Big financial shops switched to in-memory dbs decades ago. With co-lo on the compute farms.
I don't know why he's even talking about 32G boxes as servers. That's a desktop, real db hosts are an order of magnitude bigger.
His "push the disks to the edge of the network?" Um, that's already happened - it's called tier 2. Tier 1 is the terabytes of solid-state storage we keep just in case.
This is a blast from the 1990s.
But puting data in system ram = harder reboots (Score:2, Interesting)
But puting data in system ram = harder reboots as you need to dump it to a disk. Also what about UPS's you need one that has the power to last for the time it takes to do that as well.
Re:Terabyte RAM? (Score:2, Interesting)
I think, perhaps, that you're missing the point, at least of the article.
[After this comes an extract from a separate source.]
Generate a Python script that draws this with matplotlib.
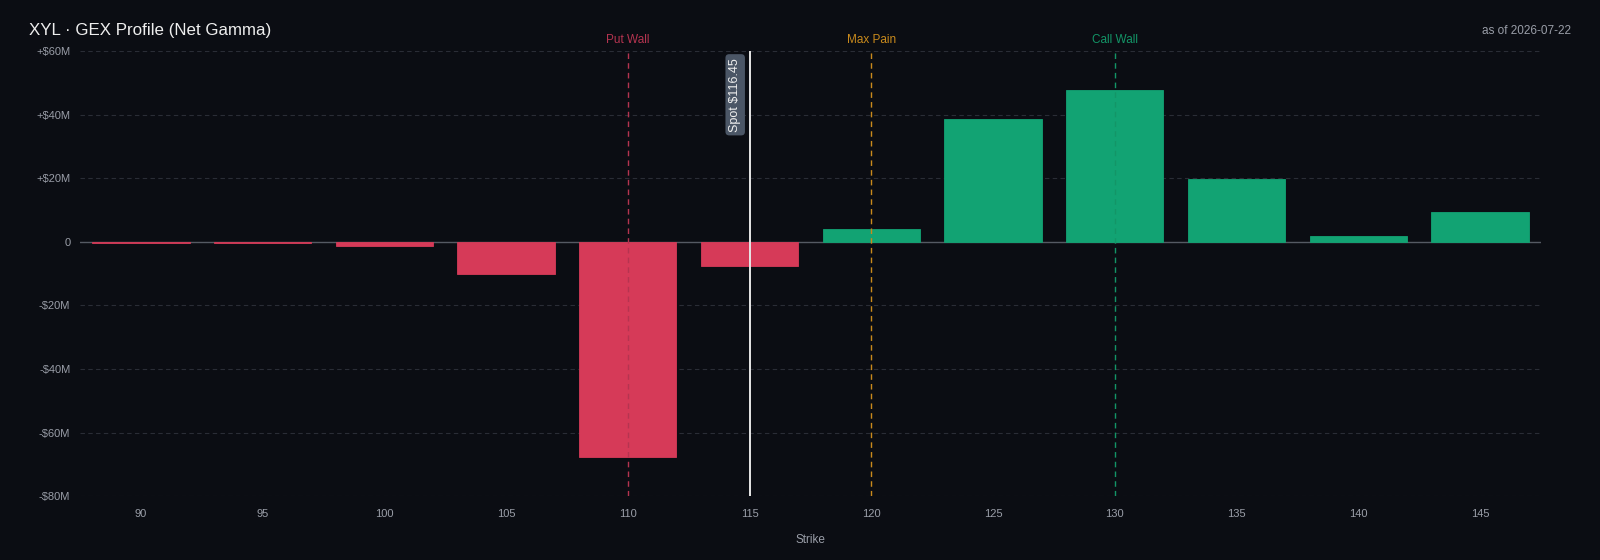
import matplotlib
matplotlib.use("Agg")
import matplotlib.pyplot as plt
from matplotlib.ticker import FuncFormatter

plt.rcParams['font.family'] = ['Liberation Sans', 'DejaVu Sans']

# datos (millones de $)
strikes = [90, 95, 100, 105, 110, 115, 120, 125, 130, 135, 140, 145]
net_gex = [-0.5, -0.5, -1.3, -10.1, -67.8, -7.6, 4.1, 38.5, 47.7, 19.6, 1.9, 9.5]
ticker = "XYL"
as_of = "2026-07-22"
spot = 116.45
put_wall = 110
max_pain = 120
call_wall = 130

bg = "#0b0d13"
red = "#d63a58"
green = "#12a373"
tick_col = "#9a9ea8"
grid_col = "#2a2d36"

fig = plt.figure(figsize=(16, 5.6), dpi=100, facecolor=bg)
ax = fig.add_axes([0.05, 0.114, 0.913, 0.795], facecolor=bg)

colors = [green if v >= 0 else red for v in net_gex]
ax.bar(strikes, net_gex, width=4.0, color=colors, edgecolor=colors, linewidth=0.6, zorder=3)

ax.set_xlim(87.5, 147.5)
ax.set_ylim(-80, 60)
ax.set_yticks([-80, -60, -40, -20, 0, 20, 40, 60])
ax.set_xticks(strikes)

def fmt_m(v, pos):
    if v == 0:
        return "0"
    if v > 0:
        return "+$%dM" % v
    return "-$%dM" % abs(v)

ax.yaxis.set_major_formatter(FuncFormatter(fmt_m))
ax.grid(axis="y", color=grid_col, linestyle=(0, (4, 3)), linewidth=0.8, zorder=0)
ax.axhline(0, color="#555a63", linewidth=1.0, zorder=2)

for s in ax.spines.values():
    s.set_visible(False)
ax.tick_params(colors=tick_col, labelsize=8, length=0)
ax.tick_params(axis="y", pad=7)
ax.tick_params(axis="x", pad=9)
ax.set_xlabel("Strike", color=tick_col, fontsize=8.5, labelpad=11)

# lineas de referencia
refs = [(put_wall, "Put Wall", "#b53450"),
        (max_pain, "Max Pain", "#c98a1c"),
        (call_wall, "Call Wall", "#139567")]
for x, lab, c in refs:
    ax.axvline(x, color=c, linestyle=(0, (4, 3)), linewidth=1.0, zorder=4)
    ax.text(x, 61.5, lab, color=c, fontsize=8.5, ha="center", va="bottom")

# spot en la categoria mas cercana
spot_x = min(strikes, key=lambda k: abs(k - spot))
ax.axvline(spot_x, color="#e6e6e6", linewidth=1.4, zorder=5)
ax.annotate("Spot $%.2f" % spot, xy=(spot_x, 60), xytext=(-6, -5),
            textcoords="offset points", rotation=90, ha="right", va="top",
            color="#f0f0f0", fontsize=9,
            bbox=dict(boxstyle="round,pad=0.3", fc="#4b5666", ec="none"), zorder=6)

fig.text(0.018, 0.945, "%s · GEX Profile (Net Gamma)" % ticker, color="#eeeeee",
         fontsize=12.2, ha="left", va="center")
fig.text(0.982, 0.945, "as of %s" % as_of, color=tick_col, fontsize=8.5,
         ha="right", va="center")

fig.savefig("out.png", dpi=100, facecolor=bg)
It has nothing to do with whether to store information in memory or in the database and everything to do with the current trend of using dedicated analytics products (i.e. OLAP) to do data analysis. Whereas we used to use the same relational databases to store, retrieve and analyze all data with SQL as the Swiss Army knife that enabled it all, we're moving towards a model where the relational database is responsible for storage and retrieval of information only and dedicated analytics products have their own cache of the information for reporting and analysis purposes.
The point is that relational databases are being marginalized and one of their major selling points (i.e. the ability to analyze data based on the relationship between different types of data) is increasingly less relevant. Once you're limiting your RDBMS usage to simple CRUD operations, the rationale for choosing an RDBMS (especially an expensive one like Oracle and its ilk) over NoSQL options or open source databases with limited support for power-user options starts to disappear. MySQL may lack a lot of the features that experienced DBAs consider mandatory, but it can do INSERTs, UPDATEs and DELETEs as well as anything and it has no problems with SELECTs based on keyed columns. Similarly, Casandra, Voldemort and such can also easily support that limited subset of functionality.
That is why RDBMSs are becoming marginalized. Applications are increasingly being designed to either avoid an RDBMS back-end or to use it as simple "dumb" storage and rely on a separate analytics product to accomplish all the complicated logic that previously would be accomplished with complicated SQL and stored procedures. Beyond that, OLAP concepts allow the data-mining interface to require less development effort. It's simple to write an interface around (an) OLAP cube(s) and allow the user to choose the dimensions and measures and allow the user to pivot, drill-down and such. In fact, most analytics products do this stuff out of the box without any development necessary. With a SQL database, an interface needs to be created that will translate the user's instructions into SQL, which can often become very complex and requires significant effort to ensure that the resulting SQL will perform well.
This isn't about RDBMSs becoming unnecessary, it's about them now being best served in a much more limited role than they've previously occupied in the application architecture.